We are supposed to have children not as a rite of passage or to grow a work force, to plant seeds in the world reflecting our twisted religions and philosophies, or as accidents stemming from our passion; we are supposed—as civilized human beings—to give birth to new human life in order to spread and share our intense and healthy love with our partners and to the children we bear and raise with them. Therefore—though it is nice to hear appreciative words, and it is good to teach appreciation to young human beings—it is not part of the mental need of a parent who understands that it is a clear and undeniable duty, and it is healthy love that brings a parent to be necessarily working at raising his or her offspring. It is not favor we lavish on young human beings in caring for them; it is an undying desire to care for them until they can care completely for themselves, and it is the job itself that is the reward; parenting is a privilege as well as an unequivocal duty, to make healthy and free new human beings.

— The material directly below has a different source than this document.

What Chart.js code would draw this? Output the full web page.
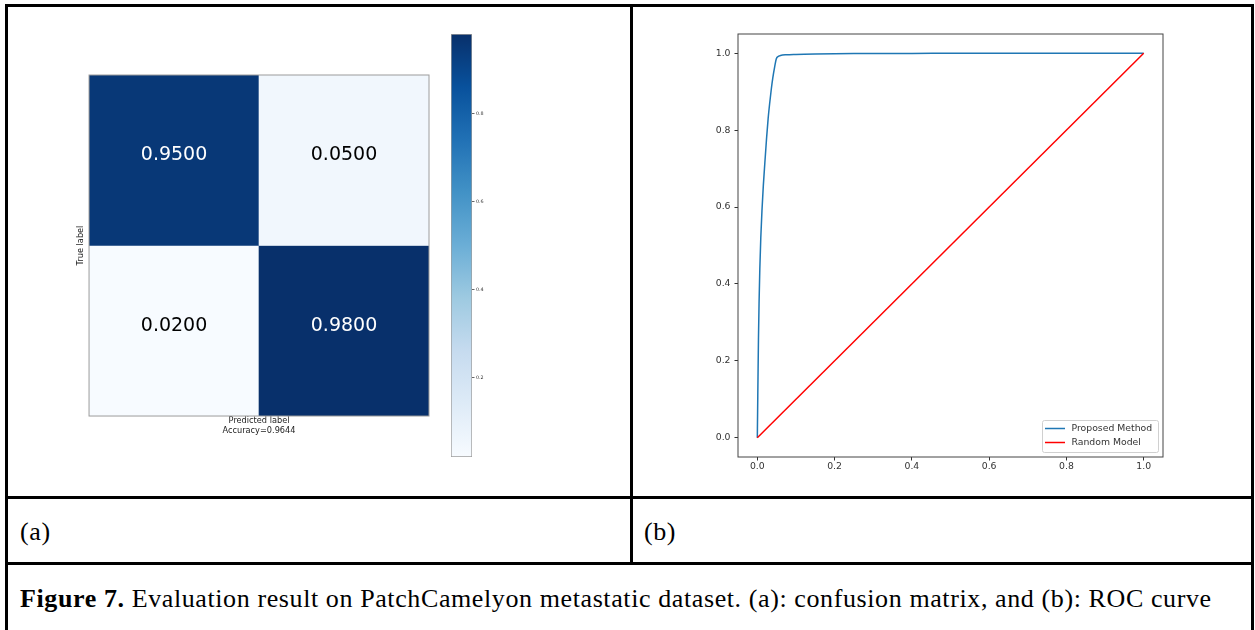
<!DOCTYPE html>
<html>
<head>
<meta charset="utf-8">
<script src="https://cdn.jsdelivr.net/npm/chart.js@4.4.1/dist/chart.umd.min.js"></script>
<style>
  body { margin: 0; width: 1255px; height: 630px; background: #fff; position: relative; overflow: hidden; font-family: "Liberation Serif", "Times New Roman", serif; color: #000; }
  .rule { position: absolute; background: #000; }
  .cell { position: absolute; display: flex; align-items: center; font-size: 26px; letter-spacing: 0.6px; white-space: nowrap; }
  canvas { position: absolute; }
</style>
</head>
<body>
  <!-- table rules -->
  <div class="rule" style="left:5px;top:4px;width:1249px;height:3px"></div>
  <div class="rule" style="left:5px;top:4px;width:3px;height:626px"></div>
  <div class="rule" style="left:630px;top:4px;width:3px;height:561px"></div>
  <div class="rule" style="left:1251px;top:4px;width:3px;height:626px"></div>
  <div class="rule" style="left:5px;top:496px;width:1249px;height:3px"></div>
  <div class="rule" style="left:5px;top:562px;width:1249px;height:3px"></div>

  <div class="cell" style="left:20px;top:500px;height:63px">(a)</div>
  <div class="cell" style="left:644px;top:500px;height:63px">(b)</div>
  <div class="cell" style="left:20px;top:566px;height:65px"><b>Figure 7.</b>&nbsp;Evaluation result on PatchCamelyon metastatic dataset. (a): confusion matrix, and (b): ROC curve</div>

  <canvas id="cm" width="380" height="380" style="left:60px;top:60px"></canvas>
  <canvas id="cbar" width="60" height="440" style="left:440px;top:25px"></canvas>
  <canvas id="roc" width="617" height="490" style="left:633px;top:7px"></canvas>

<script>
// confusion matrix (rows = true label, cols = predicted label)
const cmClasses = ["0", "1"];
const cmValues = [
  [0.95, 0.05],
  [0.02, 0.98],
];
const cmAccuracy = "0.9644";
const cmMin = 0.02;
const cmMax = 0.98;
const cbTicks = [0.2, 0.4, 0.6, 0.8];

// ROC curve
const rocFpr = [0, 0.0008, 0.0018, 0.003, 0.0045, 0.0065, 0.009, 0.012, 0.0155, 0.0195, 0.024, 0.028, 0.032, 0.036, 0.040, 0.045, 0.049, 0.053, 0.060, 0.075, 0.10, 0.15, 0.25, 0.40, 0.60, 0.80, 1.0];
const rocTpr = [0, 0.07, 0.16, 0.26, 0.35, 0.44, 0.52, 0.59, 0.655, 0.715, 0.78, 0.83, 0.87, 0.905, 0.935, 0.965, 0.985, 0.991, 0.994, 0.996, 0.997, 0.998, 0.999, 0.9995, 1.0, 1.0, 1.0];
const randFpr = [0, 1];
const randTpr = [0, 1];
const rocTicks = [0, 0.2, 0.4, 0.6, 0.8, 1.0];

// matplotlib "Blues"
const BLUES = ["#f7fbff", "#deebf7", "#c6dbef", "#9ecae1", "#6baed6", "#4292c6", "#2171b5", "#08519c", "#08306b"];

function hexToRgb(h) {
  return [parseInt(h.slice(1, 3), 16), parseInt(h.slice(3, 5), 16), parseInt(h.slice(5, 7), 16)];
}

function blues(v) {
  let t = (v - cmMin) / (cmMax - cmMin);
  t = Math.min(1, Math.max(0, t));
  const pos = t * (BLUES.length - 1);
  const i = Math.min(BLUES.length - 2, Math.floor(pos));
  const f = pos - i;
  const a = hexToRgb(BLUES[i]), b = hexToRgb(BLUES[i + 1]);
  const c = a.map((x, k) => Math.round(x + (b[k] - x) * f));
  return `rgb(${c[0]},${c[1]},${c[2]})`;
}

Chart.defaults.font.family = "'DejaVu Sans', sans-serif";
Chart.defaults.animation = false;

// frame round the plot area, like matplotlib spines
const framePlugin = {
  id: "frame",
  afterDraw(chart, args, opts) {
    const { ctx, chartArea: a } = chart;
    ctx.save();
    ctx.strokeStyle = opts.color || "#444";
    ctx.lineWidth = opts.width || 1;
    ctx.strokeRect(a.left, a.top, a.right - a.left, a.bottom - a.top);
    ctx.restore();
  },
};

// cell values written in the middle of each cell
const cellTextPlugin = {
  id: "cellText",
  afterDatasetsDraw(chart) {
    const { ctx } = chart;
    ctx.save();
    ctx.font = "19px 'DejaVu Sans'";
    ctx.textAlign = "center";
    ctx.textBaseline = "middle";
    chart.data.datasets.forEach((ds, i) => {
      chart.getDatasetMeta(i).data.forEach((bar, j) => {
        const v = cmValues[i][j];
        ctx.fillStyle = v > (cmMax + cmMin) / 2 ? "#fff" : "#000";
        ctx.fillText(v.toFixed(4), bar.x, (bar.y + bar.base) / 2 - 5);
      });
    });
    ctx.restore();
  },
};

// 🔹 Confusion matrix
new Chart(document.getElementById("cm"), {
  type: "bar",
  data: {
    labels: cmClasses,
    datasets: cmValues.map((row, i) => ({
      data: cmClasses.map(() => [cmClasses.length - 1 - i, cmClasses.length - i]),
      backgroundColor: row.map(blues),
      borderWidth: 0,
      grouped: false,
      barPercentage: 1,
      categoryPercentage: 1,
    })),
  },
  options: {
    responsive: false,
    devicePixelRatio: 1,
    layout: { padding: { top: 15, right: 11, left: 13.8, bottom: 4.3 } },
    plugins: { legend: { display: false }, tooltip: { enabled: false }, frame: { color: "#9c9c9c" } },
    scales: {
      x: {
        ticks: { display: false },
        grid: { display: false, drawTicks: false },
        border: { display: false },
        title: {
          display: true,
          text: ["Predicted label", "Accuracy=" + cmAccuracy],
          color: "#222",
          font: { size: 8.2, lineHeight: 1.2 },
          padding: { top: 0, bottom: 0 },
        },
      },
      y: {
        min: 0,
        max: cmClasses.length,
        ticks: { display: false },
        grid: { display: false, drawTicks: false },
        border: { display: false },
        title: {
          display: true,
          text: "True label",
          color: "#222",
          font: { size: 8.2, lineHeight: 1.2 },
          padding: { top: 2, bottom: 3.4 },
        },
      },
    },
  },
  plugins: [cellTextPlugin, framePlugin],
});

// 🔹 Colour bar
new Chart(document.getElementById("cbar"), {
  type: "bar",
  data: {
    labels: ["cb"],
    datasets: [{
      data: [[cmMin, cmMax]],
      backgroundColor(c) {
        const chart = c.chart;
        if (!chart.chartArea) return BLUES[0];
        const ys = chart.scales.y;
        const g = chart.ctx.createLinearGradient(0, ys.getPixelForValue(cmMin), 0, ys.getPixelForValue(cmMax));
        BLUES.forEach((col, k) => g.addColorStop(k / (BLUES.length - 1), col));
        return g;
      },
      borderColor: "#9c9c9c",
      borderWidth: 1,
      borderSkipped: false,
      barPercentage: 1,
      categoryPercentage: 1,
    }],
  },
  options: {
    responsive: false,
    devicePixelRatio: 1,
    layout: { padding: { top: 9, right: 8, left: 11, bottom: 8 } },
    plugins: { legend: { display: false }, tooltip: { enabled: false } },
    scales: {
      x: { display: false },
      y: {
        position: "right",
        min: cmMin,
        max: cmMax,
        afterBuildTicks: (s) => { s.ticks = cbTicks.map((v) => ({ value: v })); },
        afterFit: (s) => { s.width = 20; },
        ticks: { color: "#333", font: { size: 4.8 }, padding: 1.5, callback: (v) => v.toFixed(1) },
        grid: { drawOnChartArea: false, drawTicks: true, tickLength: 2.5, color: "#666" },
        border: { display: false },
      },
    },
  },
});

// legend box in the lower right corner of the plot area
const rocLegendPlugin = {
  id: "rocLegend",
  afterDraw(chart) {
    const { ctx, chartArea: a } = chart;
    const w = 116, h = 32;
    const x0 = a.right - 5 - w, y0 = a.bottom - 5 - h;
    ctx.save();
    ctx.fillStyle = "rgba(255,255,255,0.8)";
    ctx.strokeStyle = "#d0d0d0";
    ctx.lineWidth = 1;
    ctx.beginPath();
    ctx.roundRect(x0 + 0.5, y0 + 0.5, w, h, 2);
    ctx.fill();
    ctx.stroke();
    ctx.font = "9.3px 'DejaVu Sans'";
    ctx.textBaseline = "middle";
    chart.data.datasets.forEach((ds, k) => {
      const y = y0 + 8.5 + k * 14;
      ctx.strokeStyle = ds.borderColor;
      ctx.lineWidth = 1.5;
      ctx.beginPath();
      ctx.moveTo(x0 + 3, y);
      ctx.lineTo(x0 + 23, y);
      ctx.stroke();
      ctx.fillStyle = "#333";
      ctx.fillText(ds.label, x0 + 29.5, y);
    });
    ctx.restore();
  },
};

const tickAxis = (extra) => Object.assign({
  type: "linear",
  min: -0.05,
  max: 1.05,
  afterBuildTicks: (s) => { s.ticks = rocTicks.map((v) => ({ value: v })); },
  ticks: { color: "#333", font: { size: 9.3 }, callback: (v) => v.toFixed(1) },
  grid: { drawOnChartArea: false, drawTicks: true, tickLength: 3.5, color: "#333" },
  border: { display: false },
}, extra);

// 🔹 ROC curve
new Chart(document.getElementById("roc"), {
  type: "scatter",
  data: {
    datasets: [
      {
        label: "Proposed Method",
        data: rocFpr.map((x, i) => ({ x, y: rocTpr[i] })),
        showLine: true,
        borderColor: "#1f77b4",
        borderWidth: 1.5,
        pointRadius: 0,
        // monotone avoids the per-pixel "fast path" that makes steps on the steep part
        cubicInterpolationMode: "monotone",
        order: 1,
      },
      {
        label: "Random Model",
        data: randFpr.map((x, i) => ({ x, y: randTpr[i] })),
        showLine: true,
        borderColor: "#ff0000",
        borderWidth: 1.5,
        pointRadius: 0,
        order: 0,
      },
    ],
  },
  options: {
    responsive: false,
    devicePixelRatio: 1,
    layout: { padding: { top: 27, right: 87, left: 75, bottom: 15 } },
    plugins: { legend: { display: false }, tooltip: { enabled: false }, frame: { color: "#444" } },
    scales: {
      x: tickAxis({ position: "bottom", afterFit: (s) => { s.height = 25; }, ticks: { color: "#333", font: { size: 9.3 }, padding: 1, callback: (v) => v.toFixed(1) } }),
      y: tickAxis({ position: "left", afterFit: (s) => { s.width = 30; }, ticks: { color: "#333", font: { size: 9.3 }, padding: 4, callback: (v) => v.toFixed(1) } }),
    },
  },
  plugins: [framePlugin, rocLegendPlugin],
});
</script>
</body>
</html>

I sincerely hope you begin, with billions of other adults, to re-evaluate what it means to be human and what is natural and what is not—and therefore what is not really fair and sensible, and thus what is helpful and what is not.
If young human beings were treated as full human beings and not lesser than that, most of the problems people have raising them would go away; the job of guiding them would be harder in some respects, yes—but it would also be a lot less stressful and damaging, for sure—and society would be better off, as well.
Short of the employment of life-altering spiritual, intellectual, experiential and psycho-therapeutic alteration, everything an adult is… comes from his or her parental environment—and therefrom comes society.